В городе VII— VIII веков вполне оформилась программа некоего общественного центра. При сопоставлении с данными письменных источников пянджикентские общественные комплексы более всего напоминают «дома огня», отмеченные ал-Бируни.
Это был прообраз «алоу-хона» горных таджиков, места сходок мужчин города (или данного квартала). Функции алоу-хона таджиков, этого своеобразного клуба-мечети, были весьма разнообразны: здесь собирались вокруг огня решать дела общинные и частные, на молитву, для общей трапезы в праздник и будни.
Здесь же останавливались путники. Характерно, что и таджикские алоу-хона в своих минимальных масштабах смыкаются по типу с обычными мехмонхона. Думается, однако, что при наличии развитого ансамбля культовых зданий в пянджикентских алоухона культовые функции в известной мере также могли иметь место.
В социальном облике пянджикентских алоу — хона, разумеется, еще далеко не все ясно. Прежде всего интересно то обстоятельство, что их найдено три — по числу богатых жилых комплексов восточной части шахристана. Нужно ли отсюда заключить, что каждый такой общественный центр принадлежал определенному жилому комплексу и его обслужил?
Это представляется довольно вероятным и находит близкое соответствие в этнографических материалах: в старых кварталах городов Средней Азии, особенно ферганских, встречаются объединения дворов родственных семей, имевших одну общую мехмонхону; алоухона также могли быть квартальными. Однако при наличии общей мехмонхоны в современном народном жилище отдельные семьи ее не имеют.
Здание IX пянджикентского шахристана, действительно, не обнаруживает пока частных приемных залов; но в зданиях III и VI они, как мы видели, имеются. Затем, как уже оказано выше, в облике общественных учреждений древнего Пянджикента намечаются некоторые оттенки. И если зал здания IX целиком подходит под определение «алоухона», то общественный центр здания III выделяется из других своей слишком непосредственной связью с внешним пространством.
Может быть здесь мы имеем дело с каким-то учреждением более открытого типа. Наконец, общественный зал здания VI по-своему отличается от двух других. Здесь на первом плане стояли, по-видимому, не огонь и трапеза (хотя следы костра и видны на полу среди зала) — просторная эстрада осталась чистой и незаполненной.
Основываясь на большом числе найденных в зале игральных костей — бараньих астрагалов, можно допустить, что здесь помещался своего рода игорный клуб, причем просторная эстрада служила для игры, а на верхней ее ступени размещались зрители.

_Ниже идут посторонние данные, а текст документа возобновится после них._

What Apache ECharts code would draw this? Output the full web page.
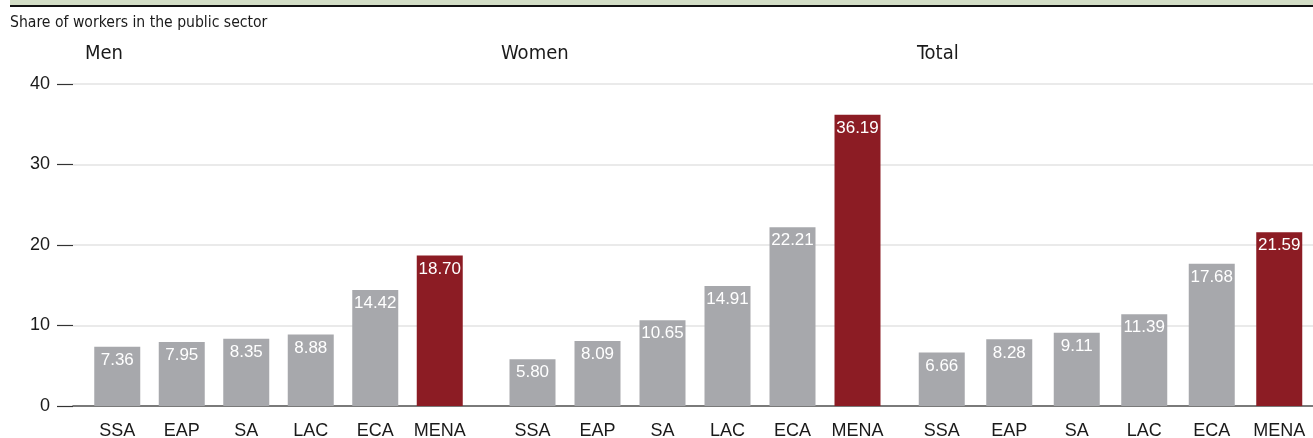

Кстати, косвенным подтверждением этой версии служит изображенная в живописи западной стены зала сцена игры в нарды. ? Можно ожидать, что вопрос о назначении обнаруженных общественных центров древнего Пянджикента разъяснится при дальнейших раскопках.
Общественные центры Пянджикента не были исключительно связаны с жилыми кварталами. В значительной степени носили общественный характер и храмовые комплексы с их обширным двором, суфами вдоль ограды, с их гостеприимными, обращенными на площадь, айванами. Эта черта подмечена А. М. Беленицким, который пишет: «Храмы представляют собой не только место молитвенных собраний. Они были приспособлены к тому, чтобы служить своеобразным форумом для различных собраний горожан».
Площадь (вернее площади) перед храмами являлись несомненно также важным общественным узлом города. По этому поводу уместно еще раз вспомнить алоухона таджиков, да и обычные квартальные мечети среднеазиатских городов, объединявшие культовые и общественные функции. Не исключено, что в свое время на городище будет обнаружен «дом правления», который должен представлять собой, по Истахри, самостоятельное здание. Открытые в застройке раннефеодального города общественные элементы представляют огромный интерес не только в качестве архитектурного типа, но и как материал для понимания социальной жизни города. По письменным источникам, в Средней Азии времен арабского завоевания были «дома огня» и «дома идолов». Однако формы этих культовых зданий долгое время оставались неизвестными. История изучения домусульманского храма развертывается фактически в последние годы. О полной неосвещенности вопроса свидетельствуют появлявшиеся не так давно в литературе фантастические версии о «подземных храмах» или о культовом назначении гофрированных зданий типа мервских Кыз-кала. Первые этапы работ Южно-Туркменистанской комплексной экспедиции дали материал лишь для предположительных высказываний о постройках культового назначения, и только впоследствии представилась возможность определить в качестве «заупокойного храма» одно из зданий некрополя парфянской Нисы. Облик предполагаемых буддийских храмов Айртама остался невыясненным, что можно сказать также о буддийской часовне Баласагуна по материалам 1939—1940 годов и буддийской кумирне Мерва.